So apparently AI is the shiny new thing that will revolutionize email. Don’t get me wrong. I like shiny new things as much as the next guy and am all for turbo-charging email programs.

But every time I read about shiny new marketing objects, I think back to the beginning of my career in marketing as a copywriter for a mom-and-pop, four-title B2B cataloger 30—geez, 30—years ago.

I was new to direct marketing and read about the craft voraciously so I could get up to speed. One of the things that struck me was how so much of what I read in the trade publications did not apply to the company I worked for. We were small and didn’t have the resources to implement many of the technologies and concepts they were putting forth.

What is more, it was clear that those who staffed the trades had never actually marketed anything.

Because of this experience, when I broke into the marketing trades in 1997, I began reporting case studies with an eye toward finding techniques and tactics that would actually be doable for a resource-starved small- to medium-sized-business marketing executive.

As a digital-marketing reporter, I certainly covered shiny new things. I would have been remiss not to.

But I was always on the lookout for stories that might help the resource-starved marketing team member I had once been.

This is exactly where reading about AI and email takes me: How doable is it? Can I just plug some whizz-bangery into my current program and have it start working automatically so I can get back to the more-than-enough-to-do job I already have?

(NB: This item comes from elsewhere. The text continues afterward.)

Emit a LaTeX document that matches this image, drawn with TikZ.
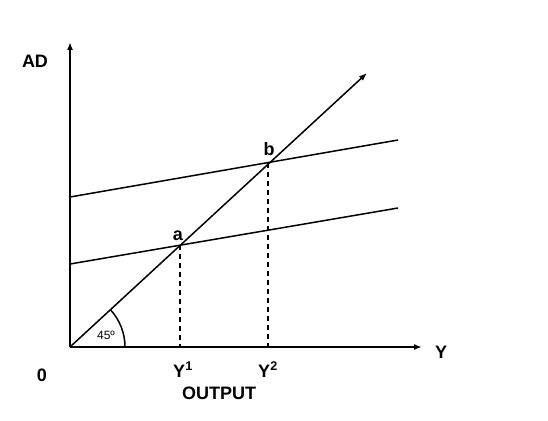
\documentclass[tikz,border=0pt]{standalone}
\usepackage{fontspec}
\setmainfont{Liberation Sans}
\usetikzlibrary{arrows.meta,calc,positioning}

\begin{document}
\begin{tikzpicture}[x=1pt,y=-1pt,
every node/.style={inner sep=0pt},
lbl/.style={font=\bfseries\fontsize{18}{21}\selectfont,anchor=base},
ax/.style={-{Latex[length=8pt,width=6pt]},line width=1.7pt},
ln/.style={line width=1.5pt},
drop/.style={line width=1.5pt,dash pattern=on 5pt off 4pt}]
\useasboundingbox[fill=white] (0,0) rectangle (548,420);
% axes
\coordinate (O) at (70,347);
\coordinate (ytop) at (70,42);
\coordinate (xend) at (422,347);
\draw[ax] (O)--(ytop);
\draw[ax] (O)--(xend);
% 45 degree line and AD lines
\coordinate (top) at (367,73);
\draw[ln,-{Latex[length=8pt,width=6pt]}] (O)--(top);
\coordinate (ad1l) at (70,264);\coordinate (ad1r) at (398,208);
\coordinate (ad2l) at (70,197);\coordinate (ad2r) at (398,140);
\draw[ln] (ad1l)--(ad1r);
\draw[ln] (ad2l)--(ad2r);
\coordinate (a) at (180,245.2);
\coordinate (b) at (268,162.6);
\coordinate (y1) at (180,347);
\coordinate (y2) at (268,347);
\draw[drop] (a)--(y1);
\draw[drop] (b)--(y2);
\draw[ln] (O) ++(55,0) arc[start angle=0,end angle=-42.7,radius=55];
% labels
\node[lbl] (adlab) at (35,67) {AD};
\node[lbl] (zero) at (42,381) {0};
\node[lbl] (ylab) at (441,358) {Y};
\node[lbl] (y1lab) at (183,377) {Y\textsuperscript{1}};
\node[lbl] (y2lab) at (268,377) {Y\textsuperscript{2}};
\node[lbl] (outlab) at (219,399) {OUTPUT};
\node[lbl] (alab) at (178,240) {a};
\node[lbl] (blab) at (269,155) {b};
\node[anchor=base,font=\fontsize{12}{14}\selectfont] (deg) at (106,339) {45º};
\end{tikzpicture}
\end{document}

Or is this something I’m going to have to fiddle with on nights and weekends? How much technical expertise—that I don’t have—will I need?

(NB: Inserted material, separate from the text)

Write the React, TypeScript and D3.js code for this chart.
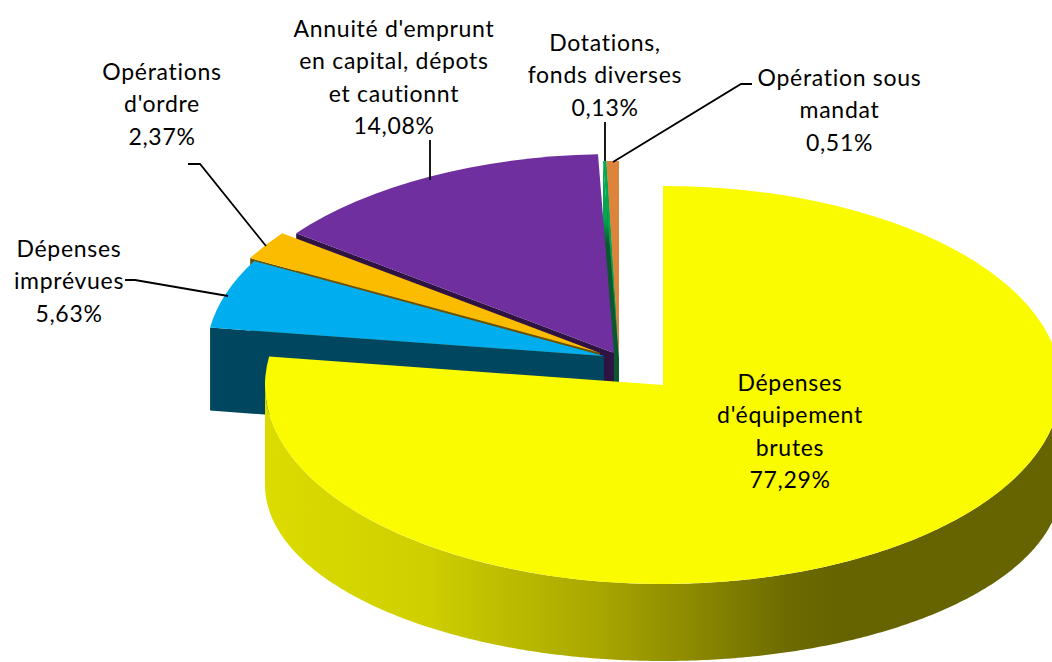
import React, { useEffect, useRef } from "react";
import * as d3 from "d3";

const names = [
  ["Dépenses", "d'équipement", "brutes"],
  ["Dépenses", "imprévues"],
  ["Opérations", "d'ordre"],
  ["Annuité d'emprunt", "en capital, dépots", "et cautionnt"],
  ["Dotations,", "fonds diverses"],
  ["Opération sous", "mandat"],
];
const shares = [77.29, 5.63, 2.37, 14.08, 0.13, 0.51];

const topColors = ["#fbfb00", "#00aeef", "#fbbc00", "#6f2f9f", "#00a850", "#dc843c"];
const wallColors = ["#6b6900", "#00465f", "#6b5200", "#2f1443", "url(#greenWall)", "#6b3f1c"];

// pull-out of each slice from the pie centre, in px
const explodeX = [24, -35, -39, -25, -20, -20];
const explodeY = [14, -15, -18, -18, -11, -11];

// back to front
const drawOrder = [5, 4, 3, 2, 1, 0];

const labelX = [790, 69, 162, 394, 605, 839.5];
const labelY = [391, 257, 80, 37, 51, 86];

const leaders: [number, number][][] = [
  [],
  [[125, 280], [135, 280], [228, 296]],
  [[188, 164], [200, 164], [266, 246]],
  [[430, 140], [430, 180]],
  [[605, 122], [605, 161]],
  [[752, 84], [741, 84], [613, 162]],
];

const wallStops = [
  ["0%", "#dcdc00"],
  ["20%", "#cfcf00"],
  ["42%", "#a8a600"],
  ["56%", "#868400"],
  ["66%", "#6c6a00"],
  ["72%", "#666400"],
  ["100%", "#666400"],
];

const greenStops = [
  ["0%", "#00a850"],
  ["70%", "#00a850"],
  ["100%", "#0a5730"],
];

const width = 1052;
const height = 662;
const cx = 639;
const cy = 371;
const rx = 398;
const ry = 199;
const depth = 83;
// the lower rim is flatter than the top face (perspective)
const rimDrop = 100;
const rimRy = 176;

const App = () => {
  const ref = useRef<SVGSVGElement>(null);

  useEffect(() => {
    const svg = d3.select(ref.current);
    svg.selectAll("*").remove();

    const defs = svg.append("defs");
    const grad = defs
      .append("linearGradient")
      .attr("id", "wall")
      .attr("gradientUnits", "userSpaceOnUse")
      .attr("x1", cx + explodeX[0] - rx)
      .attr("x2", cx + explodeX[0] + rx)
      .attr("y1", 0)
      .attr("y2", 0);
    wallStops.forEach(([o, c]) => grad.append("stop").attr("offset", o).attr("stop-color", c));

    const greenGrad = defs
      .append("linearGradient")
      .attr("id", "greenWall")
      .attr("gradientUnits", "userSpaceOnUse")
      .attr("x1", 0)
      .attr("x2", 0)
      .attr("y1", cy + explodeY[4] - ry)
      .attr("y2", cy + explodeY[4] - ry + depth);
    greenStops.forEach(([o, c]) =>
      greenGrad.append("stop").attr("offset", o).attr("stop-color", c)
    );

    const pie = d3.pie<number>().sort(null).value((d) => d);
    const arcs = pie(shares);
    const arc = d3.arc<d3.PieArcDatum<number>>().innerRadius(0).outerRadius(rx);
    const line = d3.line();

    drawOrder.forEach((i) => {
      const a = arcs[i];
      const x0 = cx + explodeX[i];
      const y0 = cy + explodeY[i];
      const ox = x0 + rx * Math.sin(a.startAngle);
      const oy = y0 - ry * Math.cos(a.startAngle);

      if (i === 0) {
        // rim of the big slice, front half of the ellipse
        const angles = d3.range(Math.PI / 2, (Math.PI * 3) / 2 + 0.005, 0.01);
        const rim = d3
          .area<number>()
          .x((t) => x0 + rx * Math.sin(t))
          .y0((t) => y0 - ry * Math.cos(t))
          .y1((t) => y0 + rimDrop - rimRy * Math.cos(t));
        svg.append("path").attr("d", rim(angles)).attr("fill", "url(#wall)");
      } else {
        // cut face along the slice's start edge
        svg
          .append("path")
          .attr("d", line([[ox, oy], [x0, y0], [x0, y0 + depth], [ox, oy + depth]]) + "Z")
          .attr("fill", wallColors[i]);
      }

      svg
        .append("path")
        .attr("d", arc(a))
        .attr("transform", `translate(${x0},${y0}) scale(1,${ry / rx})`)
        .attr("fill", topColors[i]);
    });

    leaders.forEach((pts) => {
      if (!pts.length) return;
      svg
        .append("path")
        .attr("d", line(pts))
        .attr("fill", "none")
        .attr("stroke", "#000")
        .attr("stroke-width", 1.8);
    });

    names.forEach((lines, i) => {
      const text = svg
        .append("text")
        .attr("text-anchor", "middle")
        .attr("font-family", "Lato, sans-serif")
        .attr("font-size", 23)
        .attr("letter-spacing", 0.7)
        .attr("fill", "#000");
      [...lines, shares[i].toFixed(2).replace(".", ",") + "%"].forEach((s, j) => {
        text
          .append("tspan")
          .attr("x", labelX[i])
          .attr("y", labelY[i] + j * 32.3)
          .text(s);
      });
    });
  }, []);

  return (
    <svg
      ref={ref}
      width={width}
      height={height}
      style={{ position: "absolute", left: 0, top: 0, background: "#fff" }}
    />
  );
};

export default App;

What kind of ROI can I promise my boss, keeping in mind that if the ROI doesn’t surpass what I promise, I will be screwed?

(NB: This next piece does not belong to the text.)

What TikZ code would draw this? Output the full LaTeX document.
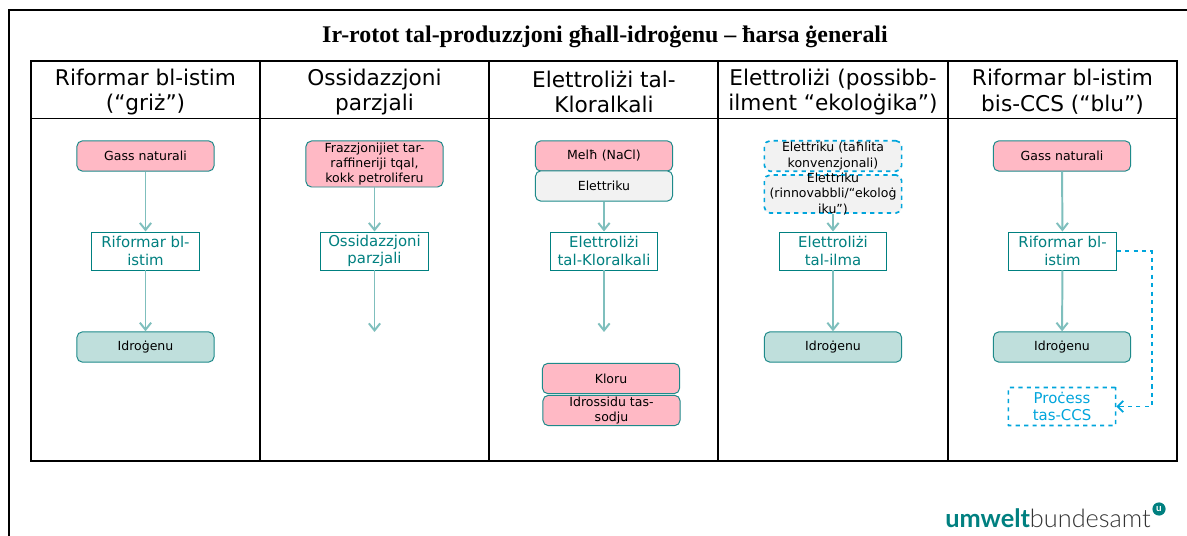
\documentclass[tikz,border=0pt]{standalone}
\usepackage{fontspec}
\usepackage{xcolor}
\setmainfont{DejaVu Sans}
\newfontfamily\titlefont{Liberation Serif}
\newfontfamily\logofont{Lato}
\newfontfamily\logolight{Lato Light}
\usetikzlibrary{shapes,arrows.meta}
\definecolor{ubaTeal}{RGB}{0,128,128}
\definecolor{ubaEdge}{RGB}{30,138,138}
\definecolor{ubaLine}{RGB}{127,191,189}
\definecolor{ubaPink}{RGB}{255,185,197}
\definecolor{ubaGreen}{RGB}{191,223,220}
\definecolor{ubaGrey}{RGB}{242,242,242}
\definecolor{ubaBlue}{RGB}{0,165,220}
\begin{document}
\begin{tikzpicture}[x=0.025cm,y=-0.025cm]
\tikzstyle{every node}=[font=\fontsize{8.9}{10.9}\selectfont,inner sep=0pt,align=center]
\tikzstyle{head}=[font=\fontsize{15.4}{18.2}\selectfont]
\tikzstyle{feed}=[draw=ubaEdge,rounded corners=4pt,line width=0.7pt,minimum width=3.43cm]
\tikzstyle{pinkbox}=[feed,fill=ubaPink]
\tikzstyle{greybox}=[feed,fill=ubaGrey]
\tikzstyle{greenbox}=[feed,fill=ubaGreen]
\tikzstyle{dashbox}=[feed,fill=ubaGrey,draw=ubaBlue,dashed,line width=1.2pt]
\tikzstyle{step box}=[draw=ubaTeal,fill=white,text=ubaTeal,line width=0.7pt,font=\fontsize{10.6}{12.2}\selectfont,minimum width=2.68cm,minimum height=0.95cm]
\tikzstyle{ccs box}=[draw=ubaBlue,fill=white,text=ubaBlue,dashed,rounded corners=0.2pt,line width=1.2pt,font=\fontsize{10.6}{12.2}\selectfont,minimum width=2.68cm,minimum height=0.95cm]
\tikzstyle{flow}=[draw=ubaLine,line width=1.4pt,-{Straight Barb[length=5pt,width=8pt]}]
\tikzstyle{ccs}=[draw=ubaBlue,line width=1.2pt,dashed,-{Straight Barb[length=4pt,width=8pt]}]
\useasboundingbox (0,0) rectangle (1187,536);
\fill[white] (0,0) rectangle (1187,536);
\draw[line width=1.2pt] (1187,10) -- (9,10) -- (9,536);
\node [font=\titlefont\fontsize{17}{20}\selectfont\bfseries] (title) at (605,37) {Ir-rotot tal-produzzjoni għall-idroġenu – ħarsa ġenerali};
% table
\draw[line width=0.8pt] (31,61) rectangle (1177,461);
\draw[line width=0.6pt] (31,118) -- (1177,118);
\draw[line width=0.8pt] (260,61) -- (260,461);
\draw[line width=0.8pt] (489,61) -- (489,461);
\draw[line width=0.8pt] (718,61) -- (718,461);
\draw[line width=0.8pt] (948,61) -- (948,461);
\node [head] (headA) at (145.5,92) {Riformar bl-istim\\(“griż”)};
\node [head] (headB) at (374.5,92) {Ossidazzjoni\\parzjali};
\node [head] (headC) at (604,92) {Elettroliżi tal-\\Kloralkali};
\node [head] (headD) at (833,92) {Elettroliżi (possibb-\\ilment “ekoloġika”)};
\node [head] (headE) at (1062.5,92) {Riformar bl-istim\\bis-CCS (“blu”)};
% griz
\node [pinkbox,minimum height=0.76cm] (gasA) at (145.5,156) {Gass naturali};
\node [step box] (refA) at (145.5,251) {Riformar bl-\\istim};
\node [greenbox,minimum height=0.76cm] (hydA) at (145.5,347) {Idroġenu};
\draw [flow] (gasA) -- (refA);
\draw [flow] (refA) -- (hydA);
% ossidazzjoni
\node [pinkbox,minimum height=1.15cm] (oilB) at (374.5,164) {Frazzjonijiet tar-\\raffineriji tqal,\\kokk petroliferu};
\node [step box] (poxB) at (374.5,251) {Ossidazzjoni\\parzjali};
\coordinate (endB) at (374.5,332);
\draw [flow] (oilB) -- (poxB);
\draw [flow] (poxB) -- (endB);
% kloralkali
\node [pinkbox,minimum height=0.76cm] (saltC) at (604,156) {Melħ (NaCl)};
\node [greybox,minimum height=0.76cm] (powerC) at (604,186) {Elettriku};
\node [step box] (elecC) at (604,251) {Elettroliżi\\tal-Kloralkali};
\coordinate (endC) at (604,332);
\node [pinkbox,minimum height=0.76cm] (clC) at (611,378.5) {Kloru};
\node [pinkbox,minimum height=0.76cm] (naohC) at (611.5,410.5) {Idrossidu tas-\\sodju};
\draw [flow] (powerC) -- (elecC);
\draw [flow] (elecC) -- (endC);
% ilma
\node [dashbox,minimum height=0.76cm] (mixD) at (833,156) {Elettriku (taħlita\\konvenzjonali)};
\node [dashbox,minimum height=0.95cm,label={[name=mixLabel]center:Elettriku\\(rinnovabbli/“ekoloġ\\iku”)}] (greenD) at (833,194) {};
\node [step box] (elecD) at (833,251) {Elettroliżi\\tal-ilma};
\node [greenbox,minimum height=0.76cm] (hydD) at (833,347) {Idroġenu};
\draw [flow] (greenD) -- (elecD);
\draw [flow] (elecD) -- (hydD);
% blu
\node [pinkbox,minimum height=0.76cm] (gasE) at (1062,156) {Gass naturali};
\node [step box] (refE) at (1062.5,251) {Riformar bl-\\istim};
\node [greenbox,minimum height=0.76cm] (hydE) at (1062,347) {Idroġenu};
\node [ccs box] (ccsE) at (1062,406.5) {Proċess\\tas-CCS};
\draw [flow] (gasE) -- (refE);
\draw [flow] (refE) -- (hydE);
\draw [ccs] (refE.east) -- (1152,251) -- (1152,406.5) -- (ccsE.east);
% logo
\node [anchor=base west,font=\logolight\fontsize{18}{20}\selectfont] (logo) at (945,527) {\textcolor{ubaTeal}{\logofont\bfseries umwelt}\textcolor{black!80}{bundesamt}};
\node [circle,fill=ubaTeal,text=white,minimum size=0.33cm,font=\logofont\bfseries\fontsize{7}{7}\selectfont] (logoU) at (1159,509) {u};
\end{tikzpicture}
\end{document}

If my ESP integrates this stuff into their system and I can flip a switch on a free-trial basis, now we’re talking. But if you’re expecting me to do more than I already do, how about never? Does never work for you? (Apologies to the New Yorker)

A lot of folks who write about email marketing have skin in the game—something to sell—and have never hit ‘send.’ Nothing wrong with that. Got a product or service you believe will help others make more money? By all means, tout it, even if indirectly.

Also, a lot of these writers’ work is aimed at executives at large companies, not the majority of the marketing landscape.

When I was publishing the Magill Report email newsletter, every year I would publish the obligatory New Year’s-prediction piece. And every year I would predict that no matter what the experts said would transform email marketing that year, most folks would simply hit “send” like they had previously been doing all along.

I am making the same prediction this year.

Why? Because shiny new things in marketing tend to be limited to big-budget, large enterprises. Because everybody else is busy, has limited resources, and hitting “send” works. Busy people tend not to fiddle with things that work. That is, unless the fiddling has obvious benefits, is risk-free and damned near effortless.

One of these years, I will be wrong. This is not that year.